IT advice from the trenches

When Mac OS X Lion shipped I suggested on that churches hold off on upgrading. Afterwards I realized that my many years of experience in IT, with a lot of it in schools and churches, could be distilled into a series of recommendations for people implementing projection systems. This is the result.

Upfront, I make no apology for the fact that most of what I'm about to recommend costs money. However, I realize that everything listed here has an opportunity cost. It's up to you to make the best decisions with your organization's resources. Not to mention that the church has thrived for 2,000 years without your projection system. If it fails one Sunday, it will not be the end of the world.


To paraphrase Master Yoda, "Winging it is the path to the dark side. Winging it leads to surprises, surprises lead to stress, stress leads to broken relationships."

I'll start with the topic that the tweet covered: planning and testing. Specifically, when you are introducing something new such as a piece of equipment, a software update, or a changed environment, planning and testing are incredibly important. It is best to have test equipment especially where software updates are involved. ("Wait. A whole computer just for testing?" Maybe, but more likely it doubles for another function not-critical to your presentation system.)

Start as early as possible on implementing your change, especially if you don't have test equipment. If you meet weekly, start right after one meeting to give yourself the maximum amount of time to complete the change, test it and fix any glitches. I was personally involved in an equipment upgrade that started on Saturday morning, with a Sunday morning deadline. It unexpectedly turned into an all-nighter lasting until 5 am Sunday.

I've also watched equipment be tested for the first time during a soundcheck. It's not the right moment. People are preparing to lead worship. Don't let your lack of testing and planning distract them.

A special note for portable churches: I appreciate that it's more difficult to test new equipment in your environment given that you don't have 24/7 access. Your planning and testing cycles will need to be longer to handle this. 

Get up-to-date

The discussion on running current versions of software tends to be polarizing. The conservative position favors the "devil you know" older version and is risk averse to introducing new versions.

I favor a more liberal approach. I'll tell you why.

  • Newer versions are more feature rich.
  • Newer versions have less bugs.
  • Software development techniques tend to improve over time on a given project. For example, testing that is introduced, say to detect a bug or class of bug, is very rarely ever removed.
  • If the latest version is not widely deployed, edge case bugs and newly introduced bugs, called regressions, are less unlikely to be uncovered.

Read the documentation

"A month in the lab will save you an hour in the library."

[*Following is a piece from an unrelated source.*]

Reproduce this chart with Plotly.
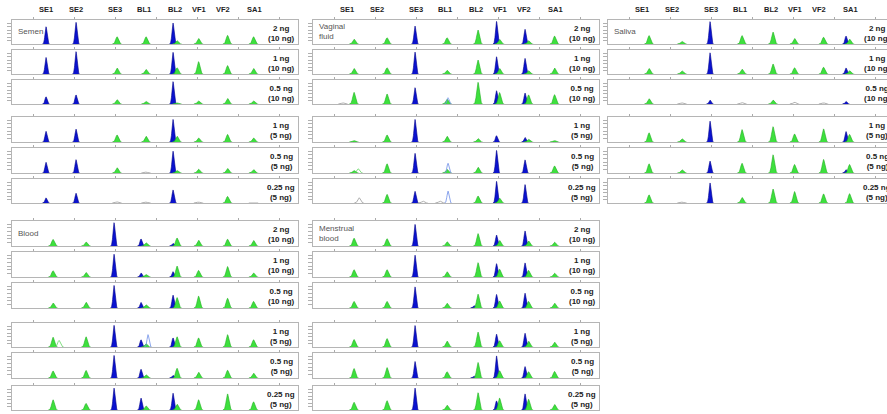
import numpy as np
import plotly.graph_objects as go

# ---------------- data ----------------
LOCI = ["SE1", "SE2", "SE3", "BL1", "BL2", "VF1", "VF2", "SA1"]
BLUE_POS = [34, 64, 102, 129, 161, 183.5, 212, 238]        # fragment position (blue dye)
GREEN_POS = [41, 74, 105, 134, 165, 186.5, 215.5, 241.5]   # fragment position (green dye)
HEADER_POS = [34, 64, 103, 132, 163, 187, 211, 242]
TOP_TICKS = [21, 62, 103, 144, 185, 226, 267]
AMOUNTS = ["2 ng<br>(10 ng)", "1 ng<br>(10 ng)", "0.5 ng<br>(10 ng)",
           "1 ng<br>(5 ng)", "0.5 ng<br>(5 ng)", "0.25 ng<br>(5 ng)"]
FLUIDS = ["Semen", "Blood", "Vaginal<br>fluid", "Menstrual<br>blood", "Saliva"]

SEMEN_BLUE = [
    [0.74, 0.93, 0, 0, 0.90, 0, 0, 0],
    [0.71, 0.96, 0, 0, 0.93, 0, 0, 0],
    [0.31, 0.39, 0, 0, 0.96, 0, 0, 0],
    [0.44, 0.53, 0, 0, 0.93, 0, 0, 0],
    [0.44, 0.55, 0, 0, 0.90, 0, 0, 0],
    [0.22, 0.42, 0, 0, 0.56, 0, 0, 0],
]
SEMEN_GREEN = [
    [0, 0, 0.31, 0.31, 0.14, 0.24, 0.37, 0.31],
    [0, 0, 0.26, 0.20, 0.27, 0.53, 0.36, 0.24],
    [0, 0, 0.19, 0.11, 0.05, 0.13, 0.24, 0.13],
    [0, 0, 0.29, 0.24, 0.24, 0.17, 0.31, 0.17],
    [0, 0, 0.22, 0, 0.10, 0.16, 0.19, 0.14],
    [0, 0, 0, 0, 0, 0, 0.28, 0],
]
BLOOD_BLUE = [
    [0, 0, 0.96, 0.29, 0.11, 0, 0, 0],
    [0, 0, 0.94, 0.17, 0.22, 0, 0, 0],
    [0, 0, 0.93, 0.23, 0.53, 0, 0, 0],
    [0, 0, 0.93, 0.31, 0.39, 0, 0, 0],
    [0, 0, 0.93, 0.36, 0.11, 0, 0, 0],
    [0, 0, 0.94, 0.51, 0.72, 0, 0, 0],
]
BLOOD_GREEN = [
    [0.27, 0.17, 0, 0.13, 0.33, 0.24, 0.28, 0.23],
    [0.26, 0.19, 0, 0.10, 0.45, 0.27, 0.43, 0.17],
    [0.21, 0.24, 0, 0.13, 0.43, 0.49, 0.40, 0.27],
    [0.42, 0.44, 0, 0.14, 0.44, 0.39, 0.53, 0.31],
    [0.29, 0.31, 0, 0.13, 0.40, 0.24, 0.32, 0.20],
    [0.44, 0.28, 0, 0.18, 0.25, 0.44, 0.69, 0.35],
]
VAGINAL_BLUE = [
    [0, 0, 0.77, 0, 0, 0.97, 0.63, 0],
    [0, 0, 0.94, 0, 0, 0.74, 0.67, 0],
    [0, 0, 0.70, 0, 0, 0.57, 0.47, 0],
    [0, 0, 0.93, 0, 0, 0.26, 0.19, 0],
    [0, 0, 0.81, 0, 0, 0.93, 0.54, 0],
    [0, 0, 0.50, 0, 0, 0.93, 0.79, 0],
]
VAGINAL_GREEN = [
    [0.21, 0.27, 0, 0.27, 0.60, 0.20, 0.14, 0.34],
    [0.24, 0.27, 0, 0.16, 0.60, 0.24, 0.14, 0.26],
    [0.50, 0.43, 0, 0.21, 0.93, 0.49, 0.39, 0.40],
    [0.06, 0.29, 0, 0.24, 0.14, 0, 0.11, 0.06],
    [0.10, 0.38, 0, 0.15, 0.24, 0, 0, 0.29],
    [0, 0.37, 0, 0, 0.30, 0.21, 0, 0],
]
MENSTRUAL_BLUE = [
    [0, 0, 0.89, 0, 0, 0.45, 0.62, 0],
    [0, 0, 0.90, 0, 0, 0.55, 0.58, 0],
    [0, 0, 0.87, 0, 0.10, 0.56, 0.61, 0],
    [0, 0, 0.92, 0, 0, 0.55, 0.59, 0],
    [0, 0, 0.68, 0, 0.08, 0.91, 0.47, 0],
    [0, 0, 0.94, 0, 0, 0.39, 0.69, 0],
]
MENSTRUAL_GREEN = [
    [0.32, 0.30, 0, 0.18, 0.51, 0.23, 0.21, 0.16],
    [0.30, 0.30, 0, 0.22, 0.59, 0.32, 0.27, 0.16],
    [0.27, 0.27, 0, 0.20, 0.57, 0.29, 0.27, 0.20],
    [0.32, 0.36, 0, 0.26, 0.64, 0.27, 0.25, 0.21],
    [0.39, 0.43, 0, 0.26, 0.64, 0.30, 0.26, 0.27],
    [0.33, 0.40, 0, 0.21, 0.74, 0.51, 0.46, 0.24],
]
SALIVA_BLUE = [
    [0, 0, 0.96, 0, 0, 0, 0, 0.34],
    [0, 0, 0.91, 0, 0, 0, 0, 0.26],
    [0, 0, 0.17, 0, 0, 0, 0, 0.11],
    [0, 0, 0.86, 0, 0, 0, 0, 0.43],
    [0, 0, 0.49, 0, 0, 0, 0, 0.14],
    [0, 0, 0.86, 0, 0, 0, 0, 0],
]
SALIVA_GREEN = [
    [0.36, 0.11, 0, 0.36, 0.51, 0.24, 0.29, 0.21],
    [0.24, 0.13, 0, 0.21, 0.43, 0.27, 0.29, 0.14],
    [0.23, 0, 0, 0, 0.17, 0, 0, 0],
    [0.38, 0.13, 0, 0.51, 0.63, 0.33, 0.54, 0.31],
    [0.38, 0.13, 0, 0.40, 0.75, 0.35, 0.56, 0.35],
    [0.35, 0, 0, 0.24, 0.60, 0.49, 0.39, 0.40],
]
# minor / off-scale peaks drawn as outlines: (panel index, position, height, kind)
SEMEN_MINOR = [(4, 134, 0.04, "gray"), (5, 105, 0.05, "gray"), (5, 134, 0.04, "gray"),
               (5, 186.5, 0.04, "gray"), (5, 241.5, 0.03, "gray")]
BLOOD_MINOR = [(3, 47, 0.28, "green"), (3, 136, 0.53, "blue")]
VAGINAL_MINOR = [(2, 30, 0.05, "gray"), (2, 135, 0.27, "blue"), (4, 45, 0.18, "green"),
                 (4, 135, 0.40, "blue"), (5, 46, 0.23, "gray"), (5, 135, 0.51, "blue"),
                 (5, 127, 0.08, "gray"), (5, 110, 0.08, "gray")]
MENSTRUAL_MINOR = []
SALIVA_MINOR = [(2, 74, 0.05, "gray"), (2, 134, 0.06, "gray"), (2, 186.5, 0.08, "gray"),
                (2, 215.5, 0.05, "gray"), (5, 74, 0.04, "gray")]

GROUPS = [
    (FLUIDS[0], SEMEN_BLUE, SEMEN_GREEN, SEMEN_MINOR, 0, "top"),
    (FLUIDS[1], BLOOD_BLUE, BLOOD_GREEN, BLOOD_MINOR, 0, "bottom"),
    (FLUIDS[2], VAGINAL_BLUE, VAGINAL_GREEN, VAGINAL_MINOR, 1, "top"),
    (FLUIDS[3], MENSTRUAL_BLUE, MENSTRUAL_GREEN, MENSTRUAL_MINOR, 1, "bottom"),
    (FLUIDS[4], SALIVA_BLUE, SALIVA_GREEN, SALIVA_MINOR, 2, "top"),
]

# ---------------- layout geometry (pixels) ----------------
W, H = 887, 414
COLS = [(12, 298), (313, 599), (608, 887)]
ROWS = {
    "top": [(20, 44), (50, 74), (80, 104), (117, 142), (148, 173), (179, 203)],
    "bottom": [(221, 246), (252, 277), (283, 308), (323, 347), (353, 378), (386, 410)],
}
BLUE_FILL, BLUE_LINE = "#0A12CF", "#00008A"
GREEN_FILL, GREEN_LINE = "#3EE03E", "#1FAE1F"
SIG_B, SIG_G = 1.0, 1.3
OFFS = np.linspace(-3.6, 3.6, 37)


def peaks(pos, heights, sig):
    """Each peak as its own closed segment (segments split by None)."""
    xs, ys = [], []
    for p, h in zip(pos, heights):
        if h <= 0:
            continue
        xs += list(p + OFFS * sig) + [None]
        ys += list(h * np.exp(-0.5 * OFFS ** 2)) + [None]
    if not xs:
        return [None], [None]
    return xs, ys


FONT = "Liberation Sans, Arial"
fig = go.Figure()
layout = {}
annotations = []
idx = 0
for name, blue, green, minor, col, half in GROUPS:
    x0, x1 = COLS[col]
    for p in range(6):
        idx += 1
        sfx = "" if idx == 1 else str(idx)
        xa, ya = "x" + sfx, "y" + sfx
        t, b = ROWS[half][p]
        layout["xaxis" + sfx] = dict(
            domain=[x0 / W, x1 / W], range=[0, x1 - x0], anchor=ya, side="top",
            showline=True, linecolor="#b5b5b5", linewidth=1, mirror=True,
            ticks="outside", ticklen=2, tickcolor="#aaaaaa", tickvals=TOP_TICKS,
            showticklabels=False, showgrid=False, zeroline=False, fixedrange=True)
        layout["yaxis" + sfx] = dict(
            domain=[1 - b / H, 1 - t / H], range=[0, 1.03], anchor=xa,
            showline=True, linecolor="#b5b5b5", linewidth=1, mirror=True,
            ticks="outside", ticklen=4, tickcolor="#b0b0b0",
            tickvals=[0.15, 0.3, 0.45, 0.6, 0.75, 0.9],
            showticklabels=False, showgrid=False, zeroline=False, fixedrange=True)
        # blue dye
        bx, by = peaks(BLUE_POS, blue[p], SIG_B)
        fig.add_trace(go.Scatter(
            x=bx, y=by, xaxis=xa, yaxis=ya, mode="lines", fill="toself",
            fillcolor=BLUE_FILL, line=dict(color=BLUE_LINE, width=0.6),
            showlegend=False, hoverinfo="skip"))
        # green dye
        gx, gy = peaks(GREEN_POS, green[p], SIG_G)
        fig.add_trace(go.Scatter(
            x=gx, y=gy, xaxis=xa, yaxis=ya, mode="lines", fill="toself",
            fillcolor=GREEN_FILL, line=dict(color=GREEN_LINE, width=0.6),
            showlegend=False, hoverinfo="skip"))
        # minor outline peaks
        for (mp, mx, mh, kind) in minor:
            if mp != p:
                continue
            col_line = {"gray": "#9a9a9a", "blue": "#6f8fe8", "green": "#5fd65f"}[kind]
            sig = SIG_B if kind == "blue" else SIG_G
            ox, oy = peaks([mx], [mh], sig)
            fig.add_trace(go.Scatter(
                x=ox, y=oy, xaxis=xa, yaxis=ya, mode="lines",
                line=dict(color=col_line, width=0.8), showlegend=False, hoverinfo="skip"))
        # amount label
        annotations.append(dict(
            x=269, y=0.45, xref=xa, yref=ya + " domain", text="<b>" + AMOUNTS[p] + "</b>",
            showarrow=False, xanchor="center", yanchor="middle", align="center",
            font=dict(family=FONT, size=8, color="#222222")))
        if p == 0:
            annotations.append(dict(
                x=4, y=0.52, xref=xa, yref=ya + " domain", text=name, showarrow=False,
                xanchor="left", yanchor="middle", align="left",
                font=dict(family=FONT, size=8, color="#555555")))
            if half == "top":
                for lab, hp in zip(LOCI, HEADER_POS):
                    annotations.append(dict(
                        x=hp, y=1 - 10 / H, xref=xa, yref="paper", text="<b>" + lab + "</b>",
                        showarrow=False, xanchor="center", yanchor="middle",
                        font=dict(family=FONT, size=7.5, color="#222222")))

fig.update_layout(**layout)
fig.update_layout(
    width=W, height=H, margin=dict(l=0, r=0, t=0, b=0),
    paper_bgcolor="white", plot_bgcolor="white", annotations=annotations,
    showlegend=False)

fig.write_html("out.html", config={"displayModeBar": False},
               post_script="document.body.style.margin='0';document.body.style.overflow='hidden';")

In other words, much frustration will be avoided by referencing material provided by vendors for your benefit. 


Backups are an incredibly cheap insurance against the inevitable failure of your hard drive. Make sure you regularly backup not just your presentation application's data but your fonts, your license information, and your media files including those on external drives.

On the Mac, I love Time Machine. It's a great first line of defense. I also use and recommend an online backup solution like CrashPlan.


Spare equipment is the ultimate in planning for failure. I realize that spare computers and projectors are expensive. At the very least you should carry a spare projector bulb. 

If you are portable and regularly plugging and unplugging cables, especially those with small pins, best to have spare cables too.


Have warranties for your computers. I know that it can seem like a money grab by the computer makers, but in 18 months you'll thank me that you're not going cap in hand to ask for money to fix your "new computer". Schedule warranty repair work as early as possible before a meeting, as discussed in the Testing section.

Licensing and legality

I really shouldn't have to include this but here it is. Buy the appropriate licenses for the songs, media, software and scripture translations you use. You know it's illegal not to do so and it's immoral too. It's stealing. We can debate the flaws of the modern copyright system all we want (and whether or not the church should use it), but it won't change the fact that you should do the right thing.

Getting support and filling bug reports

I encourage you to contact vendors when you have problems with products. The great vendors will impress you. Let me motivate you further: if you don't ask, you won't get. In evaluating product improvements, vendors look at the feedback they have received. (Unless the vendor makes a mind-reading gizmo.) You can't assume they know about your problem or that someone else will report it. In fact, a problem reported many, many times will get significantly more attention. 

In communication with vendors always use professional language, be as specific as possible, including what you have tried to resolve it, and what model/version you are using. Remember that sometimes you may be pointed to the documentation or asked to upgrade.